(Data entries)
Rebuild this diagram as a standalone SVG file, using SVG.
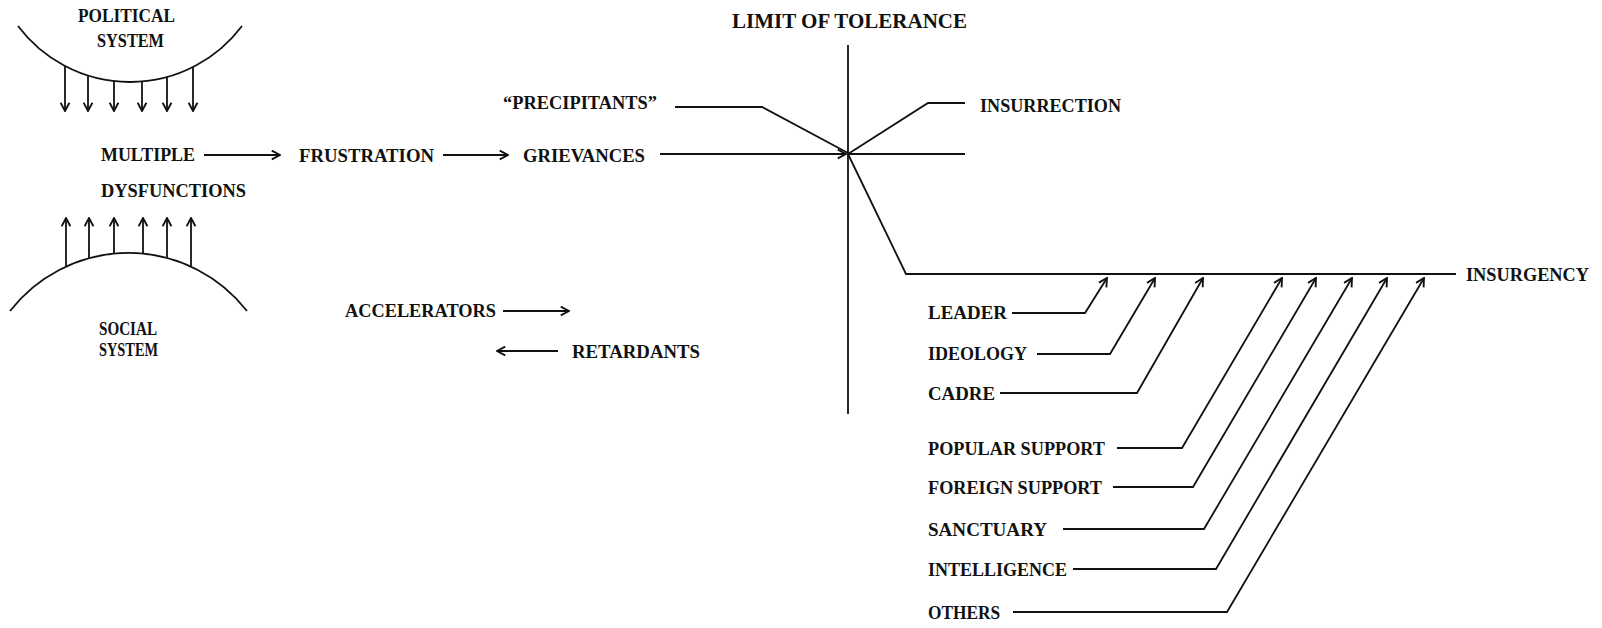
<svg xmlns="http://www.w3.org/2000/svg" width="1602" height="628" viewBox="0 0 1602 628">
<style>
  text { font-family: "Liberation Serif", "Times New Roman", serif; font-weight: bold; font-size: 18px; fill: #111; }
  .title { font-size: 20px; }
  .ln { fill: none; stroke: #111; stroke-width: 1.8; stroke-linejoin: miter; }
  .arr { fill: none; stroke: #111; stroke-width: 1.8; marker-end: url(#ah); }
</style>
<defs>
  <marker id="ah" viewBox="0 0 10 10" refX="9" refY="5" markerWidth="11" markerHeight="11" markerUnits="userSpaceOnUse" orient="auto">
    <path d="M1.5,1 L9,5 L1.5,9" fill="none" stroke="#111" stroke-width="1.7"/>
  </marker>
</defs>
<rect width="1602" height="628" fill="#fff"/>

<g id="political-system">
  <path class="ln" d="M18,26 A140,140 0 0 0 242,26"/>
  <text x="78" y="22" textLength="97" lengthAdjust="spacingAndGlyphs">POLITICAL</text>
  <text x="97" y="47" textLength="67" lengthAdjust="spacingAndGlyphs">SYSTEM</text>
</g>
<g id="social-system">
  <path class="ln" d="M10,311 A150,150 0 0 1 247,311"/>
  <text x="99" y="335" textLength="58" lengthAdjust="spacingAndGlyphs">SOCIAL</text>
  <text x="99" y="356" textLength="59" lengthAdjust="spacingAndGlyphs">SYSTEM</text>
</g>
<g id="multiple-dysfunctions">
  <text x="101" y="161" textLength="94" lengthAdjust="spacingAndGlyphs">MULTIPLE</text>
  <text x="101" y="197" textLength="145" lengthAdjust="spacingAndGlyphs">DYSFUNCTIONS</text>
</g>
<g id="frustration"><text x="299" y="162" textLength="135" lengthAdjust="spacingAndGlyphs">FRUSTRATION</text></g>
<g id="grievances"><text x="523" y="162" textLength="122" lengthAdjust="spacingAndGlyphs">GRIEVANCES</text></g>
<g id="precipitants"><text x="503" y="109" textLength="154" lengthAdjust="spacingAndGlyphs">“PRECIPITANTS”</text></g>
<g id="accelerators"><text x="345" y="317" textLength="151" lengthAdjust="spacingAndGlyphs">ACCELERATORS</text></g>
<g id="retardants"><text x="572" y="358" textLength="128" lengthAdjust="spacingAndGlyphs">RETARDANTS</text></g>
<g id="limit-of-tolerance"><text class="title" x="732" y="28" textLength="235" lengthAdjust="spacingAndGlyphs">LIMIT OF TOLERANCE</text></g>
<g id="insurrection"><text x="980" y="112" textLength="141" lengthAdjust="spacingAndGlyphs">INSURRECTION</text></g>
<g id="insurgency"><text x="1466" y="281" textLength="123" lengthAdjust="spacingAndGlyphs">INSURGENCY</text></g>
<g id="leader"><text x="928" y="319" textLength="79" lengthAdjust="spacingAndGlyphs">LEADER</text></g>
<g id="ideology"><text x="928" y="360" textLength="99" lengthAdjust="spacingAndGlyphs">IDEOLOGY</text></g>
<g id="cadre"><text x="928" y="400" textLength="67" lengthAdjust="spacingAndGlyphs">CADRE</text></g>
<g id="popular-support"><text x="928" y="455" textLength="177" lengthAdjust="spacingAndGlyphs">POPULAR SUPPORT</text></g>
<g id="foreign-support"><text x="928" y="494" textLength="174" lengthAdjust="spacingAndGlyphs">FOREIGN SUPPORT</text></g>
<g id="sanctuary"><text x="928" y="536" textLength="119" lengthAdjust="spacingAndGlyphs">SANCTUARY</text></g>
<g id="intelligence"><text x="928" y="576" textLength="139" lengthAdjust="spacingAndGlyphs">INTELLIGENCE</text></g>
<g id="others"><text x="928" y="619" textLength="72" lengthAdjust="spacingAndGlyphs">OTHERS</text></g>

<g id="connectors">
  <!-- political system down arrows -->
  <line class="arr" x1="65" y1="66" x2="65" y2="111"/>
  <line class="arr" x1="88" y1="75" x2="88" y2="111"/>
  <line class="arr" x1="114" y1="81" x2="114" y2="111"/>
  <line class="arr" x1="142" y1="81" x2="142" y2="111"/>
  <line class="arr" x1="167" y1="77" x2="167" y2="111"/>
  <line class="arr" x1="193" y1="67" x2="193" y2="111"/>
  <!-- social system up arrows -->
  <line class="arr" x1="66" y1="266" x2="66" y2="218"/>
  <line class="arr" x1="89" y1="258" x2="89" y2="218"/>
  <line class="arr" x1="114" y1="254" x2="114" y2="218"/>
  <line class="arr" x1="143" y1="254" x2="143" y2="218"/>
  <line class="arr" x1="167" y1="258" x2="167" y2="218"/>
  <line class="arr" x1="191" y1="266" x2="191" y2="218"/>
  <!-- chain -->
  <line class="arr" x1="204" y1="155" x2="280" y2="155"/>
  <line class="arr" x1="443" y1="155" x2="508" y2="155"/>
  <line class="arr" x1="660" y1="154" x2="846" y2="154"/>
  <line class="arr" x1="503" y1="311" x2="569" y2="311"/>
  <line class="arr" x1="558" y1="351" x2="497" y2="351"/>
  <!-- limit of tolerance axis -->
  <line class="ln" x1="848" y1="45" x2="848" y2="414"/>
  <polyline class="ln" points="675,107 762,107 848,153"/>
  <line class="ln" x1="848" y1="154" x2="965" y2="154"/>
  <polyline class="ln" points="848,154 928,103 965,103"/>
  <polyline class="ln" points="848,154 906,274 1456,274"/>
  <!-- insurgency factors -->
  <polyline class="arr" points="1012,313 1085,313 1107,278"/>
  <polyline class="arr" points="1037,354 1110,354 1155,278"/>
  <polyline class="arr" points="1000,393 1137,393 1203,278"/>
  <polyline class="arr" points="1117,448 1182,448 1282,278"/>
  <polyline class="arr" points="1113,487 1193,487 1316,278"/>
  <polyline class="arr" points="1063,529 1204,529 1352,278"/>
  <polyline class="arr" points="1073,569 1216,569 1387,278"/>
  <polyline class="arr" points="1013,612 1227,612 1424,278"/>
</g>
</svg>
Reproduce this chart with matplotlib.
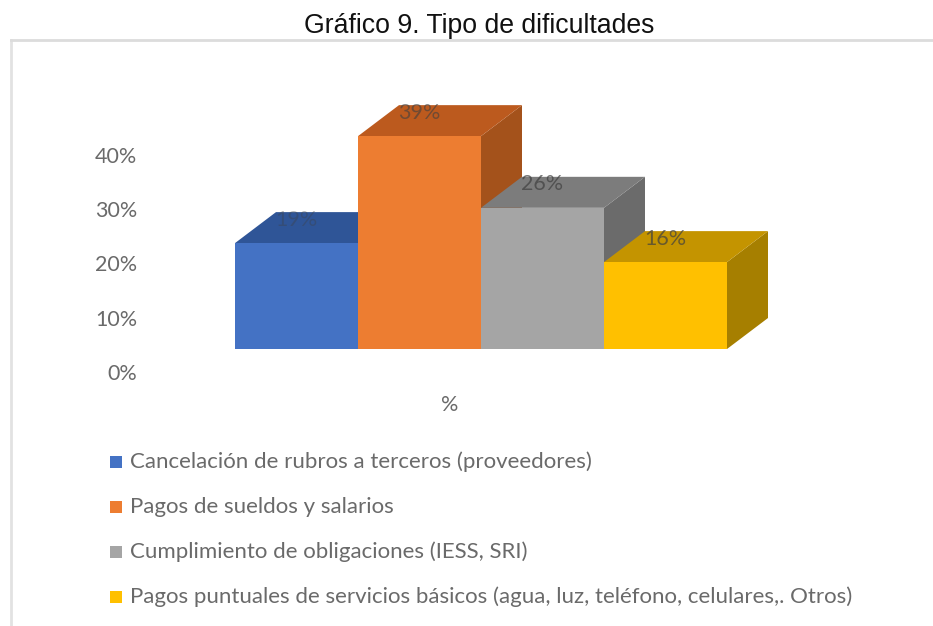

**WHAT YOU HAVE TO DO**
Every line that holds the string "this" should be returned.

**FINAL RESULT**
Rebuild this diagram as a standalone SVG file, using SVG.
Reproduce this chart with matplotlib.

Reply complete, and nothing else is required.